### [Given records]
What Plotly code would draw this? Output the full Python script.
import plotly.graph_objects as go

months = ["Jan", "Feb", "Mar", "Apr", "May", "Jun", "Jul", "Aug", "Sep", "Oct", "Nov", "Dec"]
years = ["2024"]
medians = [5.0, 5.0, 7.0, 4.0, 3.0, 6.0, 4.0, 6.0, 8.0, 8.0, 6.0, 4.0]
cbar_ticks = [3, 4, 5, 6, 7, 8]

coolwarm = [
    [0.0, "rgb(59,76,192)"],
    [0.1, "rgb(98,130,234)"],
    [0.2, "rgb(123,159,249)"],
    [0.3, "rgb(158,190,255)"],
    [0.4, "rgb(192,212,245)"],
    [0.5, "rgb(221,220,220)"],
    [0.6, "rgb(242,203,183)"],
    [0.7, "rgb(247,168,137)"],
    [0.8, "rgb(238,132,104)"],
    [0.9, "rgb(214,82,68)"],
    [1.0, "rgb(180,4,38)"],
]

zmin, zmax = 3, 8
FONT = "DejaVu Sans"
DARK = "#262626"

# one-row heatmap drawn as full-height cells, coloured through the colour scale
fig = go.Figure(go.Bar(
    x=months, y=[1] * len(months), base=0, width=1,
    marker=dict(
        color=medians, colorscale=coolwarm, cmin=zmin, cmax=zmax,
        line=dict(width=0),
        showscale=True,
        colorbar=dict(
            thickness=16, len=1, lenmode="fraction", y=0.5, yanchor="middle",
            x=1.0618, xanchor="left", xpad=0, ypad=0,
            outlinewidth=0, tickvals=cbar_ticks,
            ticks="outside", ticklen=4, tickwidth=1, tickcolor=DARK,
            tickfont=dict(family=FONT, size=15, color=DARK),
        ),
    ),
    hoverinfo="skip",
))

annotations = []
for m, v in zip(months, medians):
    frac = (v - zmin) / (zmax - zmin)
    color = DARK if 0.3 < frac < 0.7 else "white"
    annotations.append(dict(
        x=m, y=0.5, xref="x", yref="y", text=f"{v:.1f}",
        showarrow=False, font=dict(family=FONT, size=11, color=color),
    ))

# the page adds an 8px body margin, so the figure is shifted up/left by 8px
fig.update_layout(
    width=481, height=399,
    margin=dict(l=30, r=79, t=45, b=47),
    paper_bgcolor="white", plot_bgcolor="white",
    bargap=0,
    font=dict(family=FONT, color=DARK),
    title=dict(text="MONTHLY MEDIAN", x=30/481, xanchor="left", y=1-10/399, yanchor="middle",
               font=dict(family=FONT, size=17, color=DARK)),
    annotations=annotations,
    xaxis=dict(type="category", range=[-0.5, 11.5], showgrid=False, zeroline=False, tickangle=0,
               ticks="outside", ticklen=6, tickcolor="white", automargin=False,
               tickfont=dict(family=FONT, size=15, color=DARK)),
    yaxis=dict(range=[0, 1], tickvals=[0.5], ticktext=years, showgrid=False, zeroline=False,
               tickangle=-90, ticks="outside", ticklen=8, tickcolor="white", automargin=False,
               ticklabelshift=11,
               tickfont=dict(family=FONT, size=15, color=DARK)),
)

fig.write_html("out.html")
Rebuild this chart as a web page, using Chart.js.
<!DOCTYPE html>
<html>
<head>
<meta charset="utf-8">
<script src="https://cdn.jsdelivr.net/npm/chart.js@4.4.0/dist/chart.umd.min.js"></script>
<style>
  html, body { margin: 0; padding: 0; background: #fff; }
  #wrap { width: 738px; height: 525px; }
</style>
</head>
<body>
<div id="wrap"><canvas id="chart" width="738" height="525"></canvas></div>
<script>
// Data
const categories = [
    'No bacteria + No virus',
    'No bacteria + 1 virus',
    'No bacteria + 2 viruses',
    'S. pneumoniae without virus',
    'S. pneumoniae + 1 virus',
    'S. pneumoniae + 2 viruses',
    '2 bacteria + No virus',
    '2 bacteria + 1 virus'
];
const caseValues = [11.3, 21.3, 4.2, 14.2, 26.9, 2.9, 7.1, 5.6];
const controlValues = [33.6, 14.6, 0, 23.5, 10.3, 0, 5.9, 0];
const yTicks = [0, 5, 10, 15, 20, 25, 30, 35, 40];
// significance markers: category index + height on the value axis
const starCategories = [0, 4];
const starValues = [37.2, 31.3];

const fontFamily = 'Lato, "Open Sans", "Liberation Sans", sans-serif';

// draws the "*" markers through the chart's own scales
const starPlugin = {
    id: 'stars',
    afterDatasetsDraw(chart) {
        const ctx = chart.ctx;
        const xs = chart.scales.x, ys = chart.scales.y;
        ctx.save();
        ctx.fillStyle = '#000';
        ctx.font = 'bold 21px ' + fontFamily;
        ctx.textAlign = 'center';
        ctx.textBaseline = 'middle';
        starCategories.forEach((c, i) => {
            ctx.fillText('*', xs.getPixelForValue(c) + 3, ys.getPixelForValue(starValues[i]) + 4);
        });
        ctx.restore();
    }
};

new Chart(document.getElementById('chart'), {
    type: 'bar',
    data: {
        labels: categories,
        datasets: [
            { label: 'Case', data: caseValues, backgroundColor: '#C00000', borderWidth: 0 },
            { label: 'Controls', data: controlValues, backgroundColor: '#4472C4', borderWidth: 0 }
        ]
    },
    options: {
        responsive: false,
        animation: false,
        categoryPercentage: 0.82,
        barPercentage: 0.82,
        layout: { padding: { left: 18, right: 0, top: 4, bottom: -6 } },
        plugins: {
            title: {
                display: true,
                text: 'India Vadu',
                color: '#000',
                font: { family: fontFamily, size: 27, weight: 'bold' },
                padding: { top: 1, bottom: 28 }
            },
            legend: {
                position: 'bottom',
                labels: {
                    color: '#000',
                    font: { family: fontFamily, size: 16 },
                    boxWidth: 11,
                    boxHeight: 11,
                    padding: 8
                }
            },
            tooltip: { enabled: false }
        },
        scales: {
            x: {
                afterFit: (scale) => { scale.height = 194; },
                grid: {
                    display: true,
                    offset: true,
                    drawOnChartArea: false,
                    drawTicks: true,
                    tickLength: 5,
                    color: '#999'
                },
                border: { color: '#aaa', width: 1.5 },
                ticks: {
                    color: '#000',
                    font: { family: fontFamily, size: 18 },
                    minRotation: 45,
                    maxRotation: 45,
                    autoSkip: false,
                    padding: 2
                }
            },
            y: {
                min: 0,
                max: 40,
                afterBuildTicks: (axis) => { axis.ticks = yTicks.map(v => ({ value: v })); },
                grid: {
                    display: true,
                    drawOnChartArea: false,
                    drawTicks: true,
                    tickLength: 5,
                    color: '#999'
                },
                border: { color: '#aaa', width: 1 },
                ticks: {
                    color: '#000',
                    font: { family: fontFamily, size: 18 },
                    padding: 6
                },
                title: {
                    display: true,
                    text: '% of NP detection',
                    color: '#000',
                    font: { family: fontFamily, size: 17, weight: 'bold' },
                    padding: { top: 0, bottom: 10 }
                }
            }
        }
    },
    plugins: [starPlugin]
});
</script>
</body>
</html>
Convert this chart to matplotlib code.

### [Problem to solve]
From the material above, copy each line that includes the word "page".

### [The completed task]
# the page adds an 8px body margin, so the figure is shifted up/left by 8px
Rebuild this chart as a web page, using Chart.js.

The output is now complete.